In the past year we have seen four Christian marriages very close to us disintegrate. We watched (and are watching) them all disappear into the black hole of adultery. There are even more when we consider extended friends. Every generation of churches has its particular battles to fight. And the greatest threat to ours is not creationism, school prayer, or even abortion. It is divorce and all its wicked implications. In my naive opinion, divorce (and marital neglect, in general) is inflicting the most damage on the health, witness and strength of the church.
It is not that threats like creationism, school prayer, and especially abortion are not important issues. They are. But while we’ve been fighting on those (legislative) shores we’ve left our flanks open. The enemy has lured us into the open to ambush us from behind.
Everyday my wife and I thank our Great God and Savior for his grace. Why have three marriages of close friends dissolved and ours hasn’t? These friends heard virtually the same preaching, served the same churches, and lived the same scene as we did. We all participated in eachother’s weddings. Yet, God let the leash out on them and not us. Why protect our marriage despite the same struggles, sorry husbandry, and silly ambitions? My wife, Amy, spent time meditating on this during her prayer walk several days ago. Her thoughts are more than blogworthy and hopefully they can encourage you to man (and woman) the battle stations. (All the emphases are hers and Lidi is our daughter, just in case.)
Our prayer walk began in its usual way today. I unloaded the stroller, buckled Lidi in and then she and I began our quiet stroll through neighborhoods and our favorite city park. I began thanking God for the cool breeze, the towering trees that give us shade, the soft grass that is wet on our feet, the songs of PRAISE from birds soaring through the air.
I then began to pray for our dear friends and family. Every day I persist in prayer for each of them believing that God CAN restore broken relationships. How I hurt over our dear friends who are teetering on the brink of divorce. I weep just thinking about those we love the most being ripped apart by lies: lies that stem from the very lust of their own hearts (James 1).
But, today as I was pleading on behalf of those I love and lifting up my heart’s requests, my Father gently spoke to me! How I treasure those times of prayer when I can hear that gentle whisper of the Father, speaking truth and reminding me of who He is!

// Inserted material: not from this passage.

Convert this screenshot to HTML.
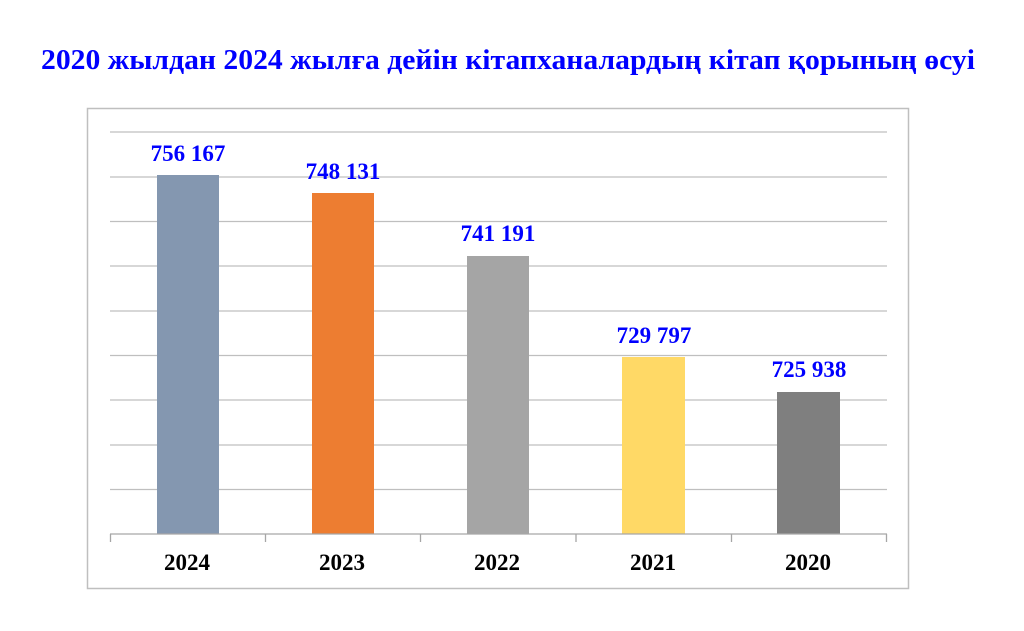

No longer do I hear my own babblings and selfish desires. No longer is my mind racing and wandering with each new request. No longer is it me that takes front and center. But it is God alone who holds my attention. It is He alone that speaks so loudly that everything else is silenced and still.
I am humbled.
My Father gently reminded me today that I am no different than my adulterous friends. I am no different from the man who abandons his wife and child searching for a life free of rules and conviction. I am no different from the women who got pregnant out of wedlock. I am no different than the man who sits at his computer overtaken by images of pornography. I am no different from the man who beats his wife. I am that very same sinner.
As my Father replayed the images of my life and reckless sin, I began to see His ever present hand.
What has made my marriage different? What has kept my life intact? It is nothing I have done. It is not because I am “good” enough or that I have the strength to restrain myself. It is only through the provision, mercy, grace and love of my Father. For reasons we may never know this side of Heaven, He allows His hand to raise a bit higher on some, letting them reap the full consequences of their sin. And yet, for others, He keeps them close in the “shadow of His wings” (Psalm 57).
As I remembered my stupid, selfish, ignorant sin, I was overwhelmed with gratitude and humility. Why did God spare me? Why did He not let me rot in my sin and spiral down into the trenches of Hell?
I see a Father who is ever present. He is always with me, teaching me and correcting me. He is a Father who disciplines. Sometimes it may have been a gentle reminder through His Word. And yet, sometimes His discipline has been hard and painful.
But my Father has always been there, always loving and always wise! It is my Father who has been at work in me, not I. I see how He has been at work all of these years transforming me and conforming me into the likeness of my elder brother, Christ Jesus!
Can you please hand me a tissue? Better yet, just give me the whole dang box.